### The problem
Output every entry exactly, from the first line to the last.

### Extracted material

■ ■ ■

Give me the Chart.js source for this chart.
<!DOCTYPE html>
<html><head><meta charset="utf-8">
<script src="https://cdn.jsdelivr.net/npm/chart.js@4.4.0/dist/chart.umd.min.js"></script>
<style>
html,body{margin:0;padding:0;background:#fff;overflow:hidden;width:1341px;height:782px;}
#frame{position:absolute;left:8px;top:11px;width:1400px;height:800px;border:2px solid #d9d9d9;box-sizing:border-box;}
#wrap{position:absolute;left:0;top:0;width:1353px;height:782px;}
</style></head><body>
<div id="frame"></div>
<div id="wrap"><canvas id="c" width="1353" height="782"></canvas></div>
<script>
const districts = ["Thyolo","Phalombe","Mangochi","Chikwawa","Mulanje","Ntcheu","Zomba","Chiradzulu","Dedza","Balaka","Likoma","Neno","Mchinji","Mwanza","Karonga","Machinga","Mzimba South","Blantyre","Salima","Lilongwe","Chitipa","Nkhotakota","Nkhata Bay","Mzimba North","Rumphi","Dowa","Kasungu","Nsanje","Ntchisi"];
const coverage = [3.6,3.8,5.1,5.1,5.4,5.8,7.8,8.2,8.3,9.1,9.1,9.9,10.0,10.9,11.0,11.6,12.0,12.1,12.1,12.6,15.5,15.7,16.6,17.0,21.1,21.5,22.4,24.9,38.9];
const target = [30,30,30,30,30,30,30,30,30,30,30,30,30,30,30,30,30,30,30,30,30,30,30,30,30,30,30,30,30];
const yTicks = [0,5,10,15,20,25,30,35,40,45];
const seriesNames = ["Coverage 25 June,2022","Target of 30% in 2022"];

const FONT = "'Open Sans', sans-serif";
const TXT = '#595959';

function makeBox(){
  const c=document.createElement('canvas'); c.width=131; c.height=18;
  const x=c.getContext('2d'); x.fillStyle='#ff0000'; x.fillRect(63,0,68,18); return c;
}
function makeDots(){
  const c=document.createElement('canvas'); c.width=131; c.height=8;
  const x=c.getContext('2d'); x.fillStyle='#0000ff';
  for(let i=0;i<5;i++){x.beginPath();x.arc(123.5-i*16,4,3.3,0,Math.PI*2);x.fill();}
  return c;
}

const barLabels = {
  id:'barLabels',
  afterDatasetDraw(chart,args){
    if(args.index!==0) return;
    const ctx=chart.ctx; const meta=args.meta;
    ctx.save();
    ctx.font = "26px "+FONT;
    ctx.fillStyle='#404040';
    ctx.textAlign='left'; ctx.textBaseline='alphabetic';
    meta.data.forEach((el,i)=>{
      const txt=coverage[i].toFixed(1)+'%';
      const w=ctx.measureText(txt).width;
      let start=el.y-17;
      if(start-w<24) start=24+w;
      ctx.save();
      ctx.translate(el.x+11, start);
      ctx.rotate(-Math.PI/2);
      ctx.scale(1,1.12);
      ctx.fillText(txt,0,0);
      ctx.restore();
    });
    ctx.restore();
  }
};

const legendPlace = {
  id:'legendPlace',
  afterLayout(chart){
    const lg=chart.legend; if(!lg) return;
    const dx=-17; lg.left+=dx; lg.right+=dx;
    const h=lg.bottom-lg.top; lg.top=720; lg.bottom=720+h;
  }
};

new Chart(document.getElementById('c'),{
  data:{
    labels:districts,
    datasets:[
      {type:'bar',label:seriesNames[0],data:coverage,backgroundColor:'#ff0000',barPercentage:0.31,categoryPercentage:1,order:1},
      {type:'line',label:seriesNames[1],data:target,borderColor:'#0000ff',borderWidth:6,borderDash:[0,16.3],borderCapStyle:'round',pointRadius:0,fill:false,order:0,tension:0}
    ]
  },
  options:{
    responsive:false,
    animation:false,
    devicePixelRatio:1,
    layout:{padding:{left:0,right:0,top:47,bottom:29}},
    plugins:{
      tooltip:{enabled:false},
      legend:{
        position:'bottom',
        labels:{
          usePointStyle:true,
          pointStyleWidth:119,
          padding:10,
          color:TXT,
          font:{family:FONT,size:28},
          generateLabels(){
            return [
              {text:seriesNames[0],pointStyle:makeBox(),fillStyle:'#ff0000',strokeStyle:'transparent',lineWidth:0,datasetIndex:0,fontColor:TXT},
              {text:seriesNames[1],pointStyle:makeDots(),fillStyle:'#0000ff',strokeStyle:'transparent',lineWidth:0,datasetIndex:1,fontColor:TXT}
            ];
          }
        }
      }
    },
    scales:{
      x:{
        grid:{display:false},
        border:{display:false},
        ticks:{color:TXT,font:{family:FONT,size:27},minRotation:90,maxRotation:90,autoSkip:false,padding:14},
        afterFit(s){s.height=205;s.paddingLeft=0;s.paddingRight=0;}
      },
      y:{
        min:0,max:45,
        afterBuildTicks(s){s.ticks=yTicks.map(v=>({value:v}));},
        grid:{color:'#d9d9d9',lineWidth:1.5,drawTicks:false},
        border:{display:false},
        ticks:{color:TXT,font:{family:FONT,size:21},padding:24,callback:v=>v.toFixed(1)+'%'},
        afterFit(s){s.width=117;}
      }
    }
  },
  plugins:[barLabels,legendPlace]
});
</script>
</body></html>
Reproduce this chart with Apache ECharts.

■ ■ ■

### Task solution
Give me the Chart.js source for this chart.
<!DOCTYPE html>
<html><head><meta charset="utf-8">
<script src="https://cdn.jsdelivr.net/npm/chart.js@4.4.0/dist/chart.umd.min.js"></script>
<style>
html,body{margin:0;padding:0;background:#fff;overflow:hidden;width:1341px;height:782px;}
#frame{position:absolute;left:8px;top:11px;width:1400px;height:800px;border:2px solid #d9d9d9;box-sizing:border-box;}
#wrap{position:absolute;left:0;top:0;width:1353px;height:782px;}
</style></head><body>
<div id="frame"></div>
<div id="wrap"><canvas id="c" width="1353" height="782"></canvas></div>
<script>
const districts = ["Thyolo","Phalombe","Mangochi","Chikwawa","Mulanje","Ntcheu","Zomba","Chiradzulu","Dedza","Balaka","Likoma","Neno","Mchinji","Mwanza","Karonga","Machinga","Mzimba South","Blantyre","Salima","Lilongwe","Chitipa","Nkhotakota","Nkhata Bay","Mzimba North","Rumphi","Dowa","Kasungu","Nsanje","Ntchisi"];
const coverage = [3.6,3.8,5.1,5.1,5.4,5.8,7.8,8.2,8.3,9.1,9.1,9.9,10.0,10.9,11.0,11.6,12.0,12.1,12.1,12.6,15.5,15.7,16.6,17.0,21.1,21.5,22.4,24.9,38.9];
const target = [30,30,30,30,30,30,30,30,30,30,30,30,30,30,30,30,30,30,30,30,30,30,30,30,30,30,30,30,30];
const yTicks = [0,5,10,15,20,25,30,35,40,45];
const seriesNames = ["Coverage 25 June,2022","Target of 30% in 2022"];

const FONT = "'Open Sans', sans-serif";
const TXT = '#595959';

function makeBox(){
  const c=document.createElement('canvas'); c.width=131; c.height=18;
  const x=c.getContext('2d'); x.fillStyle='#ff0000'; x.fillRect(63,0,68,18); return c;
}
function makeDots(){
  const c=document.createElement('canvas'); c.width=131; c.height=8;
  const x=c.getContext('2d'); x.fillStyle='#0000ff';
  for(let i=0;i<5;i++){x.beginPath();x.arc(123.5-i*16,4,3.3,0,Math.PI*2);x.fill();}
  return c;
}

const barLabels = {
  id:'barLabels',
  afterDatasetDraw(chart,args){
    if(args.index!==0) return;
    const ctx=chart.ctx; const meta=args.meta;
    ctx.save();
    ctx.font = "26px "+FONT;
    ctx.fillStyle='#404040';
    ctx.textAlign='left'; ctx.textBaseline='alphabetic';
    meta.data.forEach((el,i)=>{
      const txt=coverage[i].toFixed(1)+'%';
      const w=ctx.measureText(txt).width;
      let start=el.y-17;
      if(start-w<24) start=24+w;
      ctx.save();
      ctx.translate(el.x+11, start);
      ctx.rotate(-Math.PI/2);
      ctx.scale(1,1.12);
      ctx.fillText(txt,0,0);
      ctx.restore();
    });
    ctx.restore();
  }
};

const legendPlace = {
  id:'legendPlace',
  afterLayout(chart){
    const lg=chart.legend; if(!lg) return;
    const dx=-17; lg.left+=dx; lg.right+=dx;
    const h=lg.bottom-lg.top; lg.top=720; lg.bottom=720+h;
  }
};

new Chart(document.getElementById('c'),{
  data:{
    labels:districts,
    datasets:[
      {type:'bar',label:seriesNames[0],data:coverage,backgroundColor:'#ff0000',barPercentage:0.31,categoryPercentage:1,order:1},
      {type:'line',label:seriesNames[1],data:target,borderColor:'#0000ff',borderWidth:6,borderDash:[0,16.3],borderCapStyle:'round',pointRadius:0,fill:false,order:0,tension:0}
    ]
  },
  options:{
    responsive:false,
    animation:false,
    devicePixelRatio:1,
    layout:{padding:{left:0,right:0,top:47,bottom:29}},
    plugins:{
      tooltip:{enabled:false},
      legend:{
        position:'bottom',
        labels:{
          usePointStyle:true,
          pointStyleWidth:119,
          padding:10,
          color:TXT,
          font:{family:FONT,size:28},
          generateLabels(){
            return [
              {text:seriesNames[0],pointStyle:makeBox(),fillStyle:'#ff0000',strokeStyle:'transparent',lineWidth:0,datasetIndex:0,fontColor:TXT},
              {text:seriesNames[1],pointStyle:makeDots(),fillStyle:'#0000ff',strokeStyle:'transparent',lineWidth:0,datasetIndex:1,fontColor:TXT}
            ];
          }
        }
      }
    },
    scales:{
      x:{
        grid:{display:false},
        border:{display:false},
        ticks:{color:TXT,font:{family:FONT,size:27},minRotation:90,maxRotation:90,autoSkip:false,padding:14},
        afterFit(s){s.height=205;s.paddingLeft=0;s.paddingRight=0;}
      },
      y:{
        min:0,max:45,
        afterBuildTicks(s){s.ticks=yTicks.map(v=>({value:v}));},
        grid:{color:'#d9d9d9',lineWidth:1.5,drawTicks:false},
        border:{display:false},
        ticks:{color:TXT,font:{family:FONT,size:21},padding:24,callback:v=>v.toFixed(1)+'%'},
        afterFit(s){s.width=117;}
      }
    }
  },
  plugins:[barLabels,legendPlace]
});
</script>
</body></html>
Reproduce this chart with Apache ECharts.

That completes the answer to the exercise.